The days of an honorable scrap have gone the way of disco. The used to be common place, meet-me-after-school event, including a hand shake afterwards is as likely to happen as the Ayatollah embracing Israel.
Today if a fight breaks out you can count on a mob or a gun. Should a young man miraculously survive, he might be mandated to spend years in therapy chasing his inner child. If the mob involves girls like it so often does today, and if they put it on You Tube, the young man will certainly need therapy. The possibility of his grandchildren watching a bunch of she-males beat him up is a legacy most don’t want to pass down.
Should it happen at school, he’ll get hauled off to Git-Mo and never seen again.
In my day, a fight wasn’t that big of a deal.
Fast Times…
My mind goes back to the terrible eight-grade bully.

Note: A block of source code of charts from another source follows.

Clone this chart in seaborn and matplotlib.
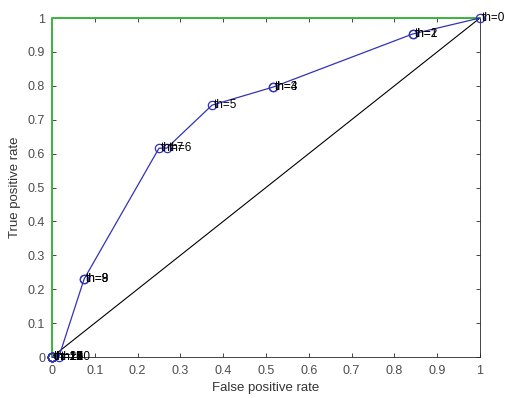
import matplotlib
matplotlib.use("Agg")
import matplotlib.pyplot as plt
import seaborn as sns
import pandas as pd

# ROC operating points for thresholds 0..20
thresholds = list(range(0, 21))
fpr = [1.0, 0.843, 0.843, 0.516, 0.516, 0.374, 0.268, 0.250, 0.075, 0.075,
       0.016, 0, 0, 0, 0, 0, 0, 0, 0, 0, 0]
tpr = [1.0, 0.953, 0.953, 0.796, 0.796, 0.743, 0.616, 0.616, 0.230, 0.230,
       0, 0, 0, 0, 0, 0, 0, 0, 0, 0, 0]
tick_values = [0, 0.1, 0.2, 0.3, 0.4, 0.5, 0.6, 0.7, 0.8, 0.9, 1]
tick_labels = ["0", "0.1", "0.2", "0.3", "0.4", "0.5", "0.6", "0.7", "0.8", "0.9", "1"]

roc = pd.DataFrame({"fpr": fpr, "tpr": tpr, "th": thresholds})

sns.set_style("ticks")
plt.rcParams["font.family"] = ["Liberation Sans", "DejaVu Sans"]

fig = plt.figure(figsize=(5.06, 3.98), dpi=100)
ax = fig.add_axes([52 / 506, 1 - 357 / 398, 428 / 506, 339 / 398])

# chance diagonal
sns.lineplot(x=[0, 1], y=[0, 1], color="black", linewidth=0.8,
             estimator=None, ax=ax)
# ideal classifier
sns.lineplot(x=[0, 0, 1], y=[0, 1, 1], sort=False, estimator=None,
             color="#3cb83c", linewidth=1.4, ax=ax, zorder=5, clip_on=False)
# ROC curve
sns.lineplot(data=roc, x="fpr", y="tpr", sort=False, estimator=None,
             color="#3333b8", linewidth=0.9, marker="o", markersize=6,
             markerfacecolor="none", markeredgecolor="#3333b8",
             markeredgewidth=0.9, ax=ax, zorder=6, clip_on=False)

for _, r in roc.iterrows():
    ax.annotate(f"th={int(r.th)}", (r.fpr, r.tpr), xytext=(1.5, 0),
                textcoords="offset points", va="center", ha="left",
                fontsize=8.5, color="black", zorder=7, annotation_clip=False)

ax.set_xlim(0, 1)
ax.set_ylim(0, 1)
ax.set_xticks(tick_values)
ax.set_xticklabels(tick_labels)
ax.set_yticks(tick_values)
ax.set_yticklabels(tick_labels)
ax.tick_params(direction="in", length=3, width=0.6, colors="#262626",
               labelcolor="#4d4d4d", labelsize=9, top=True, right=True)
ax.tick_params(axis="x", pad=6)
ax.tick_params(axis="y", pad=5)
for s in ax.spines.values():
    s.set_linewidth(0.6)
    s.set_color("#262626")
    s.set_visible(True)

ax.set_xlabel("False positive rate", fontsize=9.5, color="#333333", labelpad=3)
ax.set_ylabel("True positive rate", fontsize=9.5, color="#333333", labelpad=5)

fig.savefig("out.png", dpi=100)
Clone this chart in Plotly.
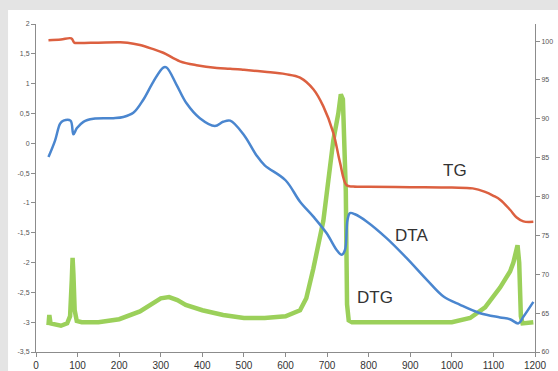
import plotly.graph_objects as go

# ---- data ----
tg_t = [30, 60, 85, 92, 100, 150, 200, 220, 250, 280, 306, 346, 386, 435, 467, 500, 550, 600,
        635, 667, 691, 715, 731, 747, 763, 800, 900, 1000, 1050, 1080, 1100, 1116, 1140, 1156,
        1172, 1196]
tg_v = [100.1, 100.2, 100.35, 99.8, 99.75, 99.8, 99.85, 99.8, 99.5, 99.0, 98.5, 97.4, 96.9,
        96.55, 96.45, 96.3, 96.05, 95.75, 95.3, 93.8, 91.6, 88.2, 84.4, 81.45, 81.3, 81.25,
        81.2, 81.15, 81.05, 80.6, 80.1, 79.6, 78.3, 77.3, 76.8, 76.75]

dta_t = [30, 46, 58, 66, 83, 90, 98, 114, 138, 186, 210, 234, 258, 282, 306, 314, 338, 362,
         394, 430, 450, 467, 500, 530, 550, 600, 635, 667, 699, 723, 735, 743, 749, 755, 767,
         795, 843, 892, 940, 980, 1020, 1068, 1116, 1140, 1160, 1172, 1196]
dta_v = [-0.23, 0.05, 0.33, 0.38, 0.38, 0.15, 0.25, 0.36, 0.41, 0.42, 0.44, 0.51, 0.73, 1.03,
         1.27, 1.27, 0.98, 0.67, 0.42, 0.29, 0.36, 0.38, 0.14, -0.2, -0.37, -0.62, -0.98,
         -1.23, -1.51, -1.79, -1.87, -1.79, -1.29, -1.17, -1.19, -1.31, -1.59, -1.93, -2.29,
         -2.57, -2.71, -2.85, -2.92, -2.95, -3.02, -2.91, -2.66]

dtg_t = [30, 32, 35, 45, 60, 75, 82, 86, 88, 90, 93, 98, 110, 150, 200, 250, 280, 300, 320,
         340, 360, 400, 450, 500, 550, 600, 635, 650, 667, 680, 691, 699, 715, 727, 733, 738,
         742, 745, 748, 752, 760, 800, 900, 1000, 1044, 1080, 1116, 1140, 1148, 1158, 1162,
         1166, 1170, 1196]
dtg_v = [-3.05, -2.88, -3.02, -3.03, -3.06, -3.02, -2.9, -2.3, -1.92, -2.2, -2.8, -2.98, -3.0,
         -3.0, -2.95, -2.82, -2.68, -2.6, -2.58, -2.63, -2.71, -2.8, -2.88, -2.93, -2.93, -2.9,
         -2.8, -2.6, -2.1, -1.7, -1.3, -0.85, 0.05, 0.5, 0.82, 0.74, 0.1, -0.8, -2.7, -2.97,
         -3.0, -3.0, -3.0, -3.0, -2.93, -2.75, -2.42, -2.15, -2.0, -1.71, -2.0, -2.9, -3.02,
         -3.0]

x_ticks = list(range(0, 1201, 100))
left_vals = [2, 1.5, 1, 0.5, 0, -0.5, -1, -1.5, -2, -2.5, -3, -3.5]
left_text = ["2", "1,5", "1", "0,5", "0", "-0,5", "-1", "-1,5", "-2", "-2,5", "-3", "-3,5"]
right_vals = [60, 65, 70, 75, 80, 85, 90, 95, 100]
right_text = ["60", "65", "70", "75", "80", "85", "90", "95", "100"]

fig = go.Figure()
fig.add_trace(go.Scatter(x=dtg_t, y=dtg_v, mode="lines", yaxis="y",
                         line=dict(color="#9BD05A", width=4.5), name="DTG"))
fig.add_trace(go.Scatter(x=dta_t, y=dta_v, mode="lines", yaxis="y", line_shape="spline",
                         line=dict(color="#4A86CF", width=2.5), name="DTA"))
fig.add_trace(go.Scatter(x=tg_t, y=tg_v, mode="lines", yaxis="y2", line_shape="spline",
                         line=dict(color="#DC6040", width=2.5), name="TG"))

axis_col = "#8c8c8c"
fig.update_layout(
    width=558, height=371,
    margin=dict(l=36, r=23, t=24, b=19, autoexpand=False),
    paper_bgcolor="#e4e4e4",
    plot_bgcolor="rgba(0,0,0,0)",
    showlegend=False,
    font=dict(family="Liberation Sans, Arial, sans-serif"),
    xaxis=dict(range=[0, 1200], tickvals=x_ticks, showgrid=False, zeroline=False,
               automargin=False,
               showline=True, linecolor=axis_col, linewidth=1, ticks="outside",
               ticklen=4, tickcolor=axis_col, tickfont=dict(size=10, color="#333333")),
    yaxis=dict(range=[-3.5, 2], tickvals=left_vals, ticktext=left_text, showgrid=False,
               automargin=False,
               zeroline=False, showline=True, linecolor=axis_col, linewidth=1,
               ticks="outside", ticklen=4, tickcolor=axis_col,
               tickfont=dict(size=7, color="#555555")),
    yaxis2=dict(range=[60, 102.2], tickvals=right_vals, ticktext=right_text,
                automargin=False,
                overlaying="y", side="right", showgrid=False, zeroline=False,
                showline=True, linecolor=axis_col, linewidth=1, ticks="outside",
                ticklen=4, tickcolor=axis_col, tickfont=dict(size=7, color="#555555")),
    shapes=[dict(type="rect", xref="paper", yref="paper", x0=-0.056, x1=1.2,
                 y0=-0.2, y1=1.043, fillcolor="white", line=dict(width=0), layer="below")],
    annotations=[
        dict(x=1008, y=-0.45, xref="x", yref="y", text="TG", showarrow=False,
             font=dict(size=17, color="#333333")),
        dict(x=904, y=-1.54, xref="x", yref="y", text="DTA", showarrow=False,
             font=dict(size=17, color="#333333")),
        dict(x=815, y=-2.58, xref="x", yref="y", text="DTG", showarrow=False,
             font=dict(size=17, color="#333333")),
    ],
)

fig.write_html("out.html")
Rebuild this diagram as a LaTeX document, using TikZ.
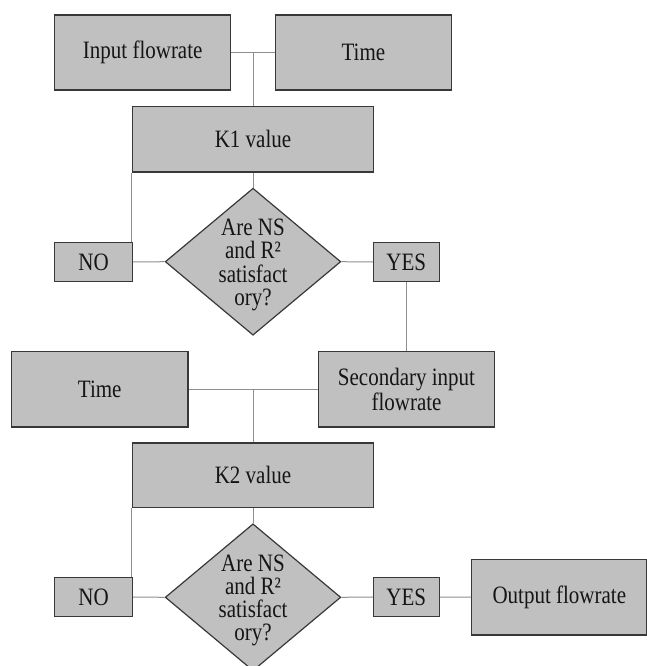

This kid was spending his third year in the eighth grade and was the intellectual equivalent of Girls Gone Wild. He was a foot taller than all the rest of us and to me seemed undefeatable. After several months of being his piñata, my History teacher and two coaches took me aside. They closed the door and announced this was a clandestine meeting. It was years before I learned the word meant secret.
They said they were tired of seeing me get beat up by this Neanderthal. I had to fight back. My coach said I should hit him in the nose and surprise him. That day after school the bully found me and sure enough coach was watching the whole thing. To the bullies surprise I hit him right in the nose. To my surprise, up until that moment he had only been playing with me. The beating that followed is a classic in the annals of Joshua Middle School.
Coach broke it up but not before he got his terrible point across to me over and over again. I would feel his point for days to come.
Soon another clandestine meeting but this one with slaps on my back and encouragement. Why did you stop? Why didn’t you keep hitting him? That was great! Troy you had him!
I wondered if they saw the same fight I had just been in. “You told me wrong!” I said through tears. One of the coaches looked at another and then my History teacher said, “Your right. Don’t hit him in the nose, next time run up and hit him in the back of the head with a stick or a pipe or something.”
That’s when I knew these guys were crazy. I also knew there would be meeting after meeting until I had defeated this brute. Things have changed since the late seventies.
I don’t want to go into details but the bottom line is by the end of the year I was holding my own and the middle school monster was finally thrown out. I didn’t just grow in stature; I grew in confidence through every terrible battle. No longer afraid of being beat up, the bully didn’t want to mess with me. My resistance discouraged him.
Fast Forward
Eighth grade was a long time ago for me but I carry something with me today from that season of my life. It’s about being a warrior. Not that I am one. If I got in a fight today I would have to win in the first five seconds because around the 6th, I’m having an asthma attack.
I learned you don’t become a warrior through one victorious battle; sometimes you become a warrior through a long succession of defeats. It’s all about getting back up and going after victory again and again. If you do that, you discourage the enemy.
Victory grows with momentum. It’s expediential. The Bible calls that faithfulness and faithfulness is all about persistence.
Now as a Christian and 28 years later I don’t fight class bullies anymore. I’ve got a full time knock-down-drag-out going on between my own two ears. I battle darkness with light, lies with truth and overcome evil with God’s goodness. I’m not worried about going to Heaven since Christ fought that battle for me. Basically, I’m all about Heaven invading this earth. If God can do that in me then He can do that through me.
Hold Fast
You might have a history of messy ugliness, but God offers progression though every battle until that enemy is finally off of your radar. I love being a Christian. God doesn’t measure success through every immediate implication but rather through the ultimate outcome.
I lost most of my battles to the middle school monster but ultimately won the war. Sometimes your greatest show of force is to remain in the fight. As a Christian I adopt the attitude of its ok to have lost certain battles in light of the ultimate outcome.
Your persistence and faithfulness to stay in the good fight of faith discourages the discourager. You’re not messed up; you are simply on your way to being a warrior.
James 4:7
Submit yourselves, then, to God. Resist the devil, and he will flee from you.